Another way I can tell when a writer hasn’t written many drafts is when the main character is a complete loner. We tend to think about what we WANT TO DO IN A STORY as writers so obsessively that we forget to ask what would really be happening in this person’s life. Writing a singular character all by himself is so much easier than trying to imagine a full life with friends and relationships.  So you write the easy version.

You’re telling me Victor doesn’t have a single friend? Not one!? And this is the 70s. You couldn’t not have a friend if you tried. They were forced upon you!

If you know the primary things I get upset about in screenwriting, you know that laziness is up there near the top. If I feel that a writer just slapped together a story without a lot of thought, I get pissed.

So, then, why did this sell? It sold because Benny Safdie is a weirdo (in a good way). He likes weird stuff. This story is definitely strange. And it also has a bizarro character that actors would love to play, in the Chicken Man.

I would not try to replicate a story like this yourself. This is the definition of a random purchase. It’s unlikely anything like it will happen again.

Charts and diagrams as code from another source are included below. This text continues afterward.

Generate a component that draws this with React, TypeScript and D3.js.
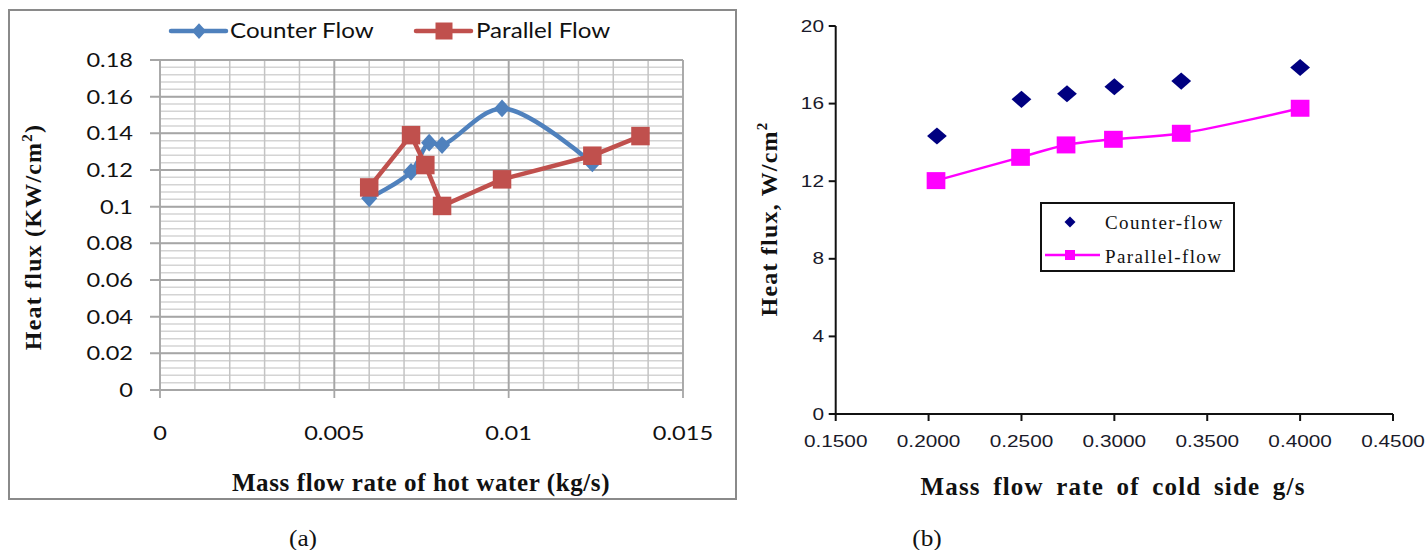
import React from "react";
import * as d3 from "d3";

// ---------- Panel (a) data ----------
const A_COUNTER_X = [0.006, 0.0072, 0.00772, 0.00809, 0.00981, 0.0124];
const A_COUNTER_Y = [0.1046, 0.119, 0.1349, 0.1336, 0.1536, 0.1236];
const A_PARALLEL_X = [0.006, 0.0072, 0.00761, 0.00809, 0.00981, 0.0124, 0.01378];
const A_PARALLEL_Y = [0.1105, 0.139, 0.1227, 0.1004, 0.1149, 0.1278, 0.1385];
const A_Y_TICKS = [0, 0.02, 0.04, 0.06, 0.08, 0.1, 0.12, 0.14, 0.16, 0.18];
const A_X_TICKS = [0, 0.005, 0.01, 0.015];
const A_SERIES = ["Counter Flow", "Parallel Flow"];

// ---------- Panel (b) data ----------
const B_COUNTER_X = [0.2045, 0.25, 0.2745, 0.3, 0.336, 0.4];
const B_COUNTER_Y = [14.33, 16.22, 16.51, 16.87, 17.16, 17.86];
const B_PARALLEL_X = [0.204, 0.2495, 0.274, 0.2995, 0.336, 0.4];
const B_PARALLEL_Y = [12.03, 13.23, 13.87, 14.16, 14.47, 15.76];
const B_Y_TICKS = [0, 4, 8, 12, 16, 20];
const B_X_TICKS = [0.15, 0.2, 0.25, 0.3, 0.35, 0.4, 0.45];
const B_SERIES = ["Counter-flow", "Parallel-flow"];

const BLUE = "#4F81BD";
const RED = "#C0504D";
const NAVY = "#000080";
const MAGENTA = "#FF00FF";

const SANS_A = "Lato, 'Open Sans', sans-serif";
const SANS_B = "'Liberation Sans', Arial, sans-serif";
const SERIF = "'Liberation Serif', 'Times New Roman', serif";

const diamondType = {
  draw(ctx: any, size: number) {
    const r = Math.sqrt(size / 2);
    ctx.moveTo(0, -r);
    ctx.lineTo(r, 0);
    ctx.lineTo(0, r);
    ctx.lineTo(-r, 0);
    ctx.closePath();
  },
};

function Txt(props: any) {
  const { x, y, sx = 1, rotate = 0, anchor = "middle", size, family, weight = "normal", fill = "#111", ls = 0, ws = 0, children } = props;
  return (
    <text
      transform={`translate(${x},${y}) rotate(${rotate}) scale(${sx},1)`}
      textAnchor={anchor}
      dy="0.35em"
      fontSize={size}
      fontFamily={family}
      fontWeight={weight}
      fill={fill}
      letterSpacing={ls}
      wordSpacing={ws}
    >
      {children}
    </text>
  );
}

function PanelA() {
  const x = d3.scaleLinear().domain([0, 0.015]).range([160, 683]);
  const y = d3.scaleLinear().domain([0, 0.18]).range([390, 60]);
  const minorX = x.ticks(15);
  const minorY = d3.range(0, 0.1801, 0.004);
  const counter = A_COUNTER_X.map((v, i) => [v, A_COUNTER_Y[i]] as [number, number]);
  const parallel = A_PARALLEL_X.map((v, i) => [v, A_PARALLEL_Y[i]] as [number, number]);
  const smooth = d3.line<[number, number]>().x(d => x(d[0])).y(d => y(d[1])).curve(d3.curveCatmullRom.alpha(0.5));
  const straight = d3.line<[number, number]>().x(d => x(d[0])).y(d => y(d[1]));
  const dia = d3.symbol().type(diamondType as any).size(2 * 8.5 * 8.5)();
  const sq = d3.symbol().type(d3.symbolSquare).size(18.5 * 18.5)();
  return (
    <g>
      <rect x={9} y={10} width={727} height={489} fill="#fff" stroke="#8a8a8a" strokeWidth={2} />
      {minorY.map((v, i) => (
        <line key={"mh" + i} x1={x(0)} x2={x(0.015)} y1={y(v)} y2={y(v)} stroke="#d4d4d4" strokeWidth={1.5} />
      ))}
      {minorX.map((v, i) => (
        <line key={"mv" + i} x1={x(v)} x2={x(v)} y1={y(0.18)} y2={y(0)} stroke="#c4c4c4" strokeWidth={1.5} />
      ))}
      {A_X_TICKS.map((v, i) => (
        <line key={"Mv" + i} x1={x(v)} x2={x(v)} y1={y(0.18)} y2={y(0) + 8} stroke="#a6a6a6" strokeWidth={1.8} />
      ))}
      {A_Y_TICKS.map((v, i) => (
        <line key={"Mh" + i} x1={x(0) - 10} x2={x(0.015)} y1={y(v)} y2={y(v)} stroke="#a6a6a6" strokeWidth={2} />
      ))}
      {A_Y_TICKS.map((v, i) => (
        <Txt key={"yl" + i} x={133} y={y(v)} anchor="end" size={20} sx={1.18} family={SANS_A}>{String(v)}</Txt>
      ))}
      {A_X_TICKS.map((v, i) => (
        <Txt key={"xl" + i} x={x(v)} y={433} size={20} sx={1.18} family={SANS_A}>{String(v)}</Txt>
      ))}
      <path d={smooth(counter) || ""} fill="none" stroke={BLUE} strokeWidth={4.5} strokeLinejoin="round" />
      <path d={straight(parallel) || ""} fill="none" stroke={RED} strokeWidth={4.5} strokeLinejoin="round" />
      {counter.map((d, i) => (
        <path key={"cd" + i} d={dia} transform={`translate(${x(d[0])},${y(d[1])}) scale(0.95,1.05)`} fill={BLUE} />
      ))}
      {parallel.map((d, i) => (
        <path key={"pd" + i} d={sq} transform={`translate(${x(d[0])},${y(d[1])})`} fill={RED} />
      ))}
      <line x1={171} x2={226} y1={31} y2={31} stroke={BLUE} strokeWidth={4.5} strokeLinecap="round" />
      <path d={d3.symbol().type(diamondType as any).size(2 * 7.5 * 7.5)() || ""} transform="translate(199,31) scale(0.95,1.05)" fill={BLUE} />
      <Txt x={230} y={31} anchor="start" size={21} sx={1.15} family={SANS_A}>{A_SERIES[0]}</Txt>
      <line x1={416} x2={471} y1={31} y2={31} stroke={RED} strokeWidth={4.5} strokeLinecap="round" />
      <path d={d3.symbol().type(d3.symbolSquare).size(17 * 17)() || ""} transform="translate(444,31)" fill={RED} />
      <Txt x={476} y={31} anchor="start" size={21} sx={1.15} family={SANS_A}>{A_SERIES[1]}</Txt>
      <text transform="translate(41,237) rotate(-90)" textAnchor="middle" fontFamily={SERIF} fontWeight="bold" fontSize={24} letterSpacing={1.2} fill="#111">
        Heat flux (KW/cm<tspan dy="-9" fontSize={15}>2</tspan><tspan dy="9">)</tspan>
      </text>
      <Txt x={421} y={482} size={25} family={SERIF} weight="bold" ls={0.6}>Mass flow rate of hot water (kg/s)</Txt>
      <Txt x={303} y={538} size={23} sx={1.1} family={SERIF}>(a)</Txt>
    </g>
  );
}

function PanelB() {
  const x = d3.scaleLinear().domain([0.15, 0.45]).range([835.7, 1393]);
  const y = d3.scaleLinear().domain([0, 20]).range([414, 26]);
  const parallel = B_PARALLEL_X.map((v, i) => [v, B_PARALLEL_Y[i]] as [number, number]);
  const counter = B_COUNTER_X.map((v, i) => [v, B_COUNTER_Y[i]] as [number, number]);
  const smooth = d3.line<[number, number]>().x(d => x(d[0])).y(d => y(d[1])).curve(d3.curveCatmullRom.alpha(0.5));
  const dia = d3.symbol().type(diamondType as any).size(2 * 9 * 9)();
  const sq = d3.symbol().type(d3.symbolSquare).size(17 * 17)();
  return (
    <g>
      <line x1={x(0.15)} x2={x(0.15)} y1={y(20)} y2={y(0)} stroke="#111" strokeWidth={2} />
      <line x1={x(0.15)} x2={x(0.45)} y1={y(0)} y2={y(0)} stroke="#111" strokeWidth={2} />
      {B_Y_TICKS.map((v, i) => (
        <g key={"by" + i}>
          <line x1={x(0.15) - 7} x2={x(0.15)} y1={y(v)} y2={y(v)} stroke="#111" strokeWidth={2} />
          <Txt x={824} y={y(v)} anchor="end" size={16} sx={1.3} family={SANS_B} fill="#1a1a2a">{String(v)}</Txt>
        </g>
      ))}
      {B_X_TICKS.map((v, i) => (
        <g key={"bx" + i}>
          <line x1={x(v)} x2={x(v)} y1={y(0)} y2={y(0) + 7} stroke="#111" strokeWidth={2} />
          <Txt x={x(v)} y={441} size={16} sx={1.3} family={SANS_B} fill="#1a1a2a">{v.toFixed(4)}</Txt>
        </g>
      ))}
      <path d={smooth(parallel) || ""} fill="none" stroke={MAGENTA} strokeWidth={2.5} />
      {parallel.map((d, i) => (
        <path key={"bp" + i} d={sq} transform={`translate(${x(d[0])},${y(d[1])}) scale(1.1,1)`} fill={MAGENTA} />
      ))}
      {counter.map((d, i) => (
        <path key={"bc" + i} d={dia} transform={`translate(${x(d[0])},${y(d[1])}) scale(1.1,0.95)`} fill={NAVY} />
      ))}
      <rect x={1041} y={203} width={193} height={68} fill="#fff" stroke="#111" strokeWidth={2} />
      <path d={d3.symbol().type(diamondType as any).size(2 * 5.5 * 5.5)() || ""} transform="translate(1070,222)" fill={NAVY} />
      <Txt x={1105} y={222} anchor="start" size={19} family={SERIF} ls={1.4}>{B_SERIES[0]}</Txt>
      <line x1={1045} x2={1100} y1={255} y2={255} stroke={MAGENTA} strokeWidth={2.5} />
      <path d={d3.symbol().type(d3.symbolSquare).size(10 * 10)() || ""} transform="translate(1070,255)" fill={MAGENTA} />
      <Txt x={1105} y={256} anchor="start" size={19} family={SERIF} ls={1.4}>{B_SERIES[1]}</Txt>
      <text transform="translate(777,219) rotate(-90)" textAnchor="middle" fontFamily={SERIF} fontWeight="bold" fontSize={24} letterSpacing={1.2} fill="#111">
        Heat flux, W/cm<tspan dy="-10" fontSize={15}>2</tspan>
      </text>
      <Txt x={1113} y={486} size={25} family={SERIF} weight="bold" ls={1.2} ws={5}>Mass flow rate of cold side g/s</Txt>
      <Txt x={927} y={538} size={23} sx={1.1} family={SERIF}>(b)</Txt>
    </g>
  );
}

export default function App() {
  return (
    <svg width={1428} height={550} viewBox="0 0 1428 550" style={{ position: "absolute", left: 0, top: 0, display: "block", background: "#fff" }}>
      <rect x={0} y={0} width={1428} height={550} fill="#fff" />
      <PanelA />
      <PanelB />
    </svg>
  );
}
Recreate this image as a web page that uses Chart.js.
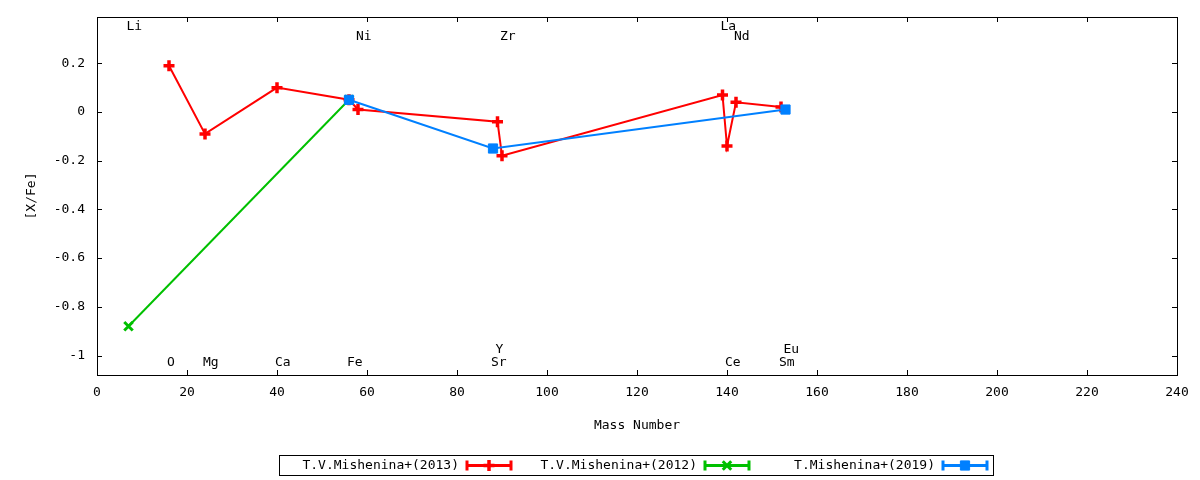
<!DOCTYPE html>
<html>
<head>
<meta charset="utf-8">
<script src="https://cdn.jsdelivr.net/npm/chart.js@4"></script>
<style>
  body { margin: 0; background: #fff; }
</style>
</head>
<body>
<canvas id="abundChart" width="1200" height="480"></canvas>
<script>
// T.V.Mishenina+(2013)
const mass2013 = [16, 24, 40, 56, 58, 89, 90, 139, 140, 142, 152];
const xfe2013 = [0.19, -0.09, 0.10, 0.05, 0.01, -0.04, -0.18, 0.07, -0.14, 0.04, 0.02];

// T.V.Mishenina+(2012)
const mass2012 = [7, 56];
const xfe2012 = [-0.88, 0.05];

// T.Mishenina+(2019)
const mass2019 = [56, 88, 153];
const xfe2019 = [0.05, -0.15, 0.01];

const seriesNames = ["T.V.Mishenina+(2013)", "T.V.Mishenina+(2012)", "T.Mishenina+(2019)"];

// element labels (mass number, [X/Fe] height of the label)
const elemNames = ["Li", "O", "Mg", "Ca", "Fe", "Ni", "Sr", "Y", "Zr", "La", "Ce", "Nd", "Sm", "Eu"];
const elemMass = [7, 16, 24, 40, 56, 58, 88, 89, 90, 139, 140, 142, 152, 153];
const elemLevel = [0.35, -1.03, -1.03, -1.03, -1.03, 0.31, -1.03, -0.975, 0.31, 0.35, -1.03, 0.31, -1.03, -0.975];

const xTicks = [0, 20, 40, 60, 80, 100, 120, 140, 160, 180, 200, 220, 240];
const yTicks = [-1, -0.8, -0.6, -0.4, -0.2, 0, 0.2];

const FONT = "'DejaVu Sans Mono', monospace";

function toPoints(xs, ys) {
  return xs.map((x, i) => ({ x: x, y: ys[i] }));
}

// border with inward ticks on all four sides
const framePlugin = {
  id: "frame",
  beforeDatasetsDraw(chart) {
    const { ctx, chartArea: a, scales } = chart;
    const len = 5;
    ctx.save();
    ctx.strokeStyle = "#000";
    ctx.lineWidth = 1;
    ctx.beginPath();
    xTicks.forEach(v => {
      const px = Math.round(scales.x.getPixelForValue(v)) + 0.5;
      ctx.moveTo(px, a.bottom); ctx.lineTo(px, a.bottom - len);
      ctx.moveTo(px, a.top); ctx.lineTo(px, a.top + len);
    });
    yTicks.forEach(v => {
      const py = Math.round(scales.y.getPixelForValue(v)) + 0.5;
      ctx.moveTo(a.left, py); ctx.lineTo(a.left + len, py);
      ctx.moveTo(a.right, py); ctx.lineTo(a.right - len, py);
    });
    ctx.stroke();
    ctx.strokeRect(a.left + 0.5, a.top + 0.5, a.right - a.left, a.bottom - a.top);
    ctx.restore();
  }
};

// element names written inside the plot
const elemPlugin = {
  id: "elems",
  afterDatasetsDraw(chart) {
    const { ctx, scales } = chart;
    ctx.save();
    ctx.font = "13px " + FONT;
    ctx.fillStyle = "#000";
    ctx.textAlign = "left";
    ctx.textBaseline = "middle";
    elemNames.forEach((name, i) => {
      const px = scales.x.getPixelForValue(elemMass[i]) - 2;
      const py = scales.y.getPixelForValue(elemLevel[i]);
      ctx.fillText(name, px, py);
    });
    ctx.restore();
  }
};

// gnuplot-like key at the bottom
const keyPlugin = {
  id: "key",
  afterDraw(chart) {
    const { ctx } = chart;
    const left = 279, top = 455, colW = 238, h = 20;
    const n = chart.data.datasets.length;
    ctx.save();
    ctx.strokeStyle = "#000";
    ctx.lineWidth = 1;
    ctx.strokeRect(left + 0.5, top + 0.5, colW * n, h);
    ctx.font = "13px " + FONT;
    ctx.textAlign = "right";
    ctx.textBaseline = "middle";
    const cy = top + h / 2 + 0.5;
    chart.data.datasets.forEach((ds, i) => {
      const x0 = left + colW * i;
      ctx.fillStyle = "#000";
      ctx.fillText(ds.label, x0 + 180, cy);
      const sx = x0 + 188, ex = x0 + 232;
      ctx.strokeStyle = ds.borderColor;
      ctx.lineWidth = 3;
      ctx.beginPath();
      ctx.moveTo(sx, cy); ctx.lineTo(ex, cy);
      ctx.moveTo(sx, cy - 5); ctx.lineTo(sx, cy + 5);
      ctx.moveTo(ex, cy - 5); ctx.lineTo(ex, cy + 5);
      ctx.stroke();
      ctx.fillStyle = ds.pointBackgroundColor;
      ctx.strokeStyle = ds.pointBorderColor;
      ctx.lineWidth = ds.pointBorderWidth;
      Chart.helpers.drawPoint(ctx, {
        pointStyle: ds.pointStyle,
        radius: ds.pointRadius,
        borderWidth: ds.pointBorderWidth,
        rotation: 0
      }, (sx + ex) / 2, cy);
    });
    ctx.restore();
  }
};

new Chart(document.getElementById("abundChart"), {
  type: "line",
  data: {
    datasets: [
      {
        label: seriesNames[0],
        data: toPoints(mass2013, xfe2013),
        borderColor: "#ff0000",
        borderWidth: 2,
        pointStyle: "cross",
        pointRadius: 5.5,
        pointBorderWidth: 3.5,
        pointBorderColor: "#ff0000",
        pointBackgroundColor: "#ff0000",
        order: 3
      },
      {
        label: seriesNames[1],
        data: toPoints(mass2012, xfe2012),
        borderColor: "#00c000",
        borderWidth: 2,
        pointStyle: "crossRot",
        pointRadius: 6,
        pointBorderWidth: 3,
        pointBorderColor: "#00c000",
        pointBackgroundColor: "#00c000",
        order: 2
      },
      {
        label: seriesNames[2],
        data: toPoints(mass2019, xfe2019),
        borderColor: "#0080ff",
        borderWidth: 2,
        pointStyle: "rect",
        pointRadius: 6.5,
        pointBorderWidth: 1,
        pointBorderColor: "#0080ff",
        pointBackgroundColor: "#0080ff",
        order: 1
      }
    ]
  },
  options: {
    responsive: false,
    animation: false,
    devicePixelRatio: 1,
    layout: { padding: { left: 0, top: 17, right: 23, bottom: 0 } },
    plugins: {
      legend: { display: false },
      tooltip: { enabled: false }
    },
    scales: {
      x: {
        type: "linear",
        min: 0,
        max: 240,
        grid: { display: false, drawTicks: false },
        border: { display: false },
        afterBuildTicks: s => { s.ticks = xTicks.map(v => ({ value: v })); },
        afterFit: s => { s.height = 105; s.paddingLeft = 0; s.paddingRight = 0; },
        ticks: {
          padding: 10,
          color: "#000",
          font: { family: FONT, size: 13 },
          maxRotation: 0,
          callback: v => String(v)
        },
        title: {
          display: true,
          text: "Mass Number",
          color: "#000",
          font: { family: FONT, size: 13 },
          padding: { top: 0, bottom: 47 }
        }
      },
      y: {
        type: "linear",
        min: -1.08,
        max: 0.39,
        grid: { display: false, drawTicks: false },
        border: { display: false },
        afterBuildTicks: s => { s.ticks = yTicks.map(v => ({ value: v })); },
        afterFit: s => { s.width = 97; s.paddingTop = 0; s.paddingBottom = 0; },
        ticks: {
          padding: 12,
          color: "#000",
          font: { family: FONT, size: 13 },
          callback: v => String(Math.round(v * 10) / 10)
        },
        title: {
          display: true,
          text: "[X/Fe]",
          color: "#000",
          font: { family: FONT, size: 13 },
          padding: { top: 24, bottom: 0 }
        }
      }
    }
  },
  plugins: [framePlugin, elemPlugin, keyPlugin]
});
</script>
</body>
</html>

[ ] What the hell did I just read?
[x] wasn’t for me
[ ] worth the read
[ ] impressive
[ ] genius

What I learned: Put a chastity belt on your logical mind when writing the first draft of any script that benefits from a strong imagination. If you’re writing The Wizard of Oz or Harry Potter or Lizard Music, you want to let yourself fly in that first draft because these types of scripts don’t do well when there’s restriction. But you do need to reel in the stuff that’s too crazy in future drafts. You have to ground the core journey so that the story feels like it has an actual purpose and isn’t just a trippy writing experiment.